The first concerned the legacy of the war on Iraq itself. The second was whether future intervention in the region – notably regarding Syria and Iran – is in the offing and would be a smart move in light of the Iraq debacle.
To be fair, Mr Blair did at least admit the outcome for Iraq a decade on has not entirely been to his liking.
But to listen to him say that getting rid of Saddam Hussein's regime was the easy part and that the real problems only came afterwards was, frankly, insulting.
It's hardly surprising Iraq has some way to go yet in getting out of its post-war mess given Mr Blair – in his headlong rush to make war on the country – failed abysmally by not having what one recent commentator rightly called an "after day plan".
If the real meaning of liberation is that people have the chance to live without fear, then Iraq – while on the right track – is a long way from being liberated.
For most ordinary Iraqis, the real test of the "coalition of the willing" that came ostensibly to free them from Saddam's tyranny was its willingness and ability to leave behind a peace that endured.
Ten years ago in the chaos that gripped Kirkuk, one shop owner put it to me succinctly as he stood powerless to stop looters emptying his store: "Look around you. The coalition soldiers are making safe the oilfields, but are they making safe our lives?"
Given this failure to ensure a viable post-war plan aimed at consolidating peace, it was inevitable Iraq would continue to be bedevilled by sectarian strife between its Sunni, Shia and Kurdish communities, and that is certainly the case right now.
You have to hand it to Mr Blair too when it comes to his clever and convenient conflation of unconnected events as justification for his past warmongering.
He supports the Arab Spring revolutions, only to add it would have been so much more difficult for similar revolutionaries in Iraq had they themselves risen up only to be confronted by Saddam's regime head on.
Fortunately, that was not necessary because, yes you guessed it, crusading Mr Blair did that part for them.
Let's be under no illusions about this. There is no way Mr Blair's war in Iraq did any favours for those latterly engaged in the Arab Spring uprisings, and for Mr Blair to attest so is yet further proof of his self-delusion.

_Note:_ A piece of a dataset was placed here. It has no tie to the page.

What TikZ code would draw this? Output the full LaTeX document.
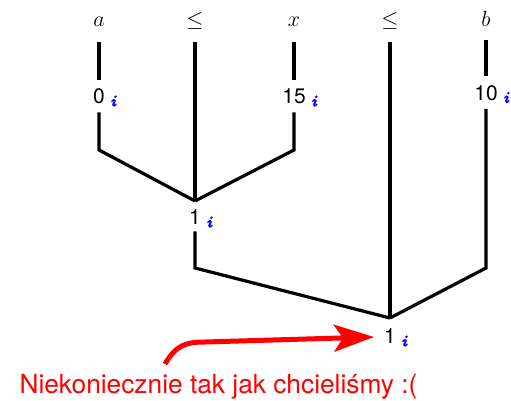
\RequirePackage{fix-cm}
\documentclass[tikz,border=0pt]{standalone}
\usepackage{fontspec}
\setsansfont{TeX Gyre Heros}
\newfontfamily\idxfont[FakeBold=1.6]{Latin Modern Roman}
\usetikzlibrary{arrows.meta}
\begin{document}
\begin{tikzpicture}[x=1pt,y=-1pt,
  top/.style={anchor=base,inner sep=0pt,font=\fontsize{22}{22}\selectfont},
  num/.style={inner xsep=1pt,inner ysep=8.5pt,text height=15.2pt,text depth=0pt,font=\sffamily\fontsize{21}{21}\selectfont},
  idx/.style={anchor=west,inner sep=0pt,text=blue,font=\idxfont\bfseries\itshape\fontsize{16}{16}\selectfont},
  wire/.style={line width=3.2pt,line join=miter},
  note/.style={anchor=base,inner sep=0pt,text=red,font=\sffamily\fontsize{26.3}{26.3}\selectfont}]
\path[use as bounding box] (0,0) rectangle (511,401);
% top labels
\node[top] (ta) at (99,27) {$a$};
\node[top] (tl1) at (195,27) {$\le$};
\node[top] (tx) at (294,27) {$x$};
\node[top] (tl2) at (390,27) {$\le$};
\node[top] (tb) at (486,27) {$b$};
\coordinate (sa) at (99,42);
\coordinate (sl1) at (195,42);
\coordinate (sx) at (294,42);
\coordinate (sl2) at (390,42);
\coordinate (sb) at (486,40);
% numbers
\node[num] (n0) at (99,96) {0};
\node[num] (n15) at (294,96) {15};
\node[num] (n10) at (486,92.5) {10};
\node[idx] (i0) at ([xshift=4pt,yshift=-5pt]n0.east) {i};
\node[idx] (i15) at ([xshift=4pt,yshift=-5pt]n15.east) {i};
\node[idx] (i10) at ([xshift=4pt,yshift=-5pt]n10.east) {i};
% corners and junctions
\coordinate (ca) at (99,150);
\coordinate (cx) at (294,150);
\coordinate (j1) at (195,201);
\node[num,inner ysep=6.5pt] (n1) at (195,217) {1};
\node[idx] (i1) at ([xshift=4pt,yshift=-5pt]n1.east) {i};
\coordinate (c1) at (195,268);
\coordinate (cb) at (486,268);
\coordinate (j2) at (390,318);
\node[num,inner ysep=5pt] (n2) at (390,336) {1};
\node[idx] (i2) at ([xshift=4pt,yshift=-5pt]n2.east) {i};
% wires
\draw[wire] (sa) -- (n0);
\draw[wire] (n0) -- (ca) -- (j1);
\draw[wire] (sx) -- (n15);
\draw[wire] (n15) -- (cx) -- (j1);
\draw[wire] (sl1) -- (j1);
\draw[wire] (n1) -- (c1) -- (j2);
\draw[wire] (sb) -- (n10);
\draw[wire] (n10) -- (cb) -- (j2);
\draw[wire] (sl2) -- (j2);
% note
\node[note] (txt) at (218.5,393) {Niekoniecznie tak jak chcieliśmy :(};
\coordinate (as) at (165,364);
\coordinate (ab) at (205,342);
\coordinate (at) at (374,337);
\draw[red,line width=5pt,-{Stealth[length=40pt,width=27pt,inset=9pt]}]
  (as) .. controls (176,345) and (186,342) .. (ab) -- (at);
\end{tikzpicture}
\end{document}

Not content to claim credit for giving a helping hand to the Arab Spring, Mr Blair also made the most wonderfully eloquent humanitarian case for going into Iraq. The only problem with this, of course, is that no-one I know recalls him making that case 10 years ago at the time.
Not only was Mr Blair's Iraq adventure as far removed from the humanitarian cause as it's possible to get, but its legacy has effectively stymied any recognition or desire for genuine and legitimate humanitarian intervention, should it be required in the future.
Make the case for going into Syria on humanitarian grounds these days and most people simply respond by reeling off the lessons learned from Iraq, even if the two situations are hardly comparable.
Mr Blair insists "we should be taking a far stronger line on Syria", and that not to do so means "we are going to end up with a very big problem further down the line".
However, given his past track record in the Middle East, just what does "taking a far stronger line" actually mean?
If ever an action caused bigger problems further down the line it was his decision to go into Iraq.
Challenged in the interview on what kind of mandate or legal basis would be required for military action in Syria, Mr Blair dismissed the role of the UN as readily now as he did back in the days leading up to the Iraq war.
The mistake, he insists, is that "sometimes we look at the UN Security Council as if it were the supreme court of justice". On that issue I might concede Mr Blair has a point, but coming from him it smacks of an all-too familiar arrogance that 10 years ago helped lead us into the Iraq maelstrom.
A decade may have passed but the lessons from that time have done little to temper Mr Blair's stubborn refusal to admit he was wrong.
I hope he sleeps easier in bed at night than I do whenever I remember those dark days in the wake of Shock and Awe.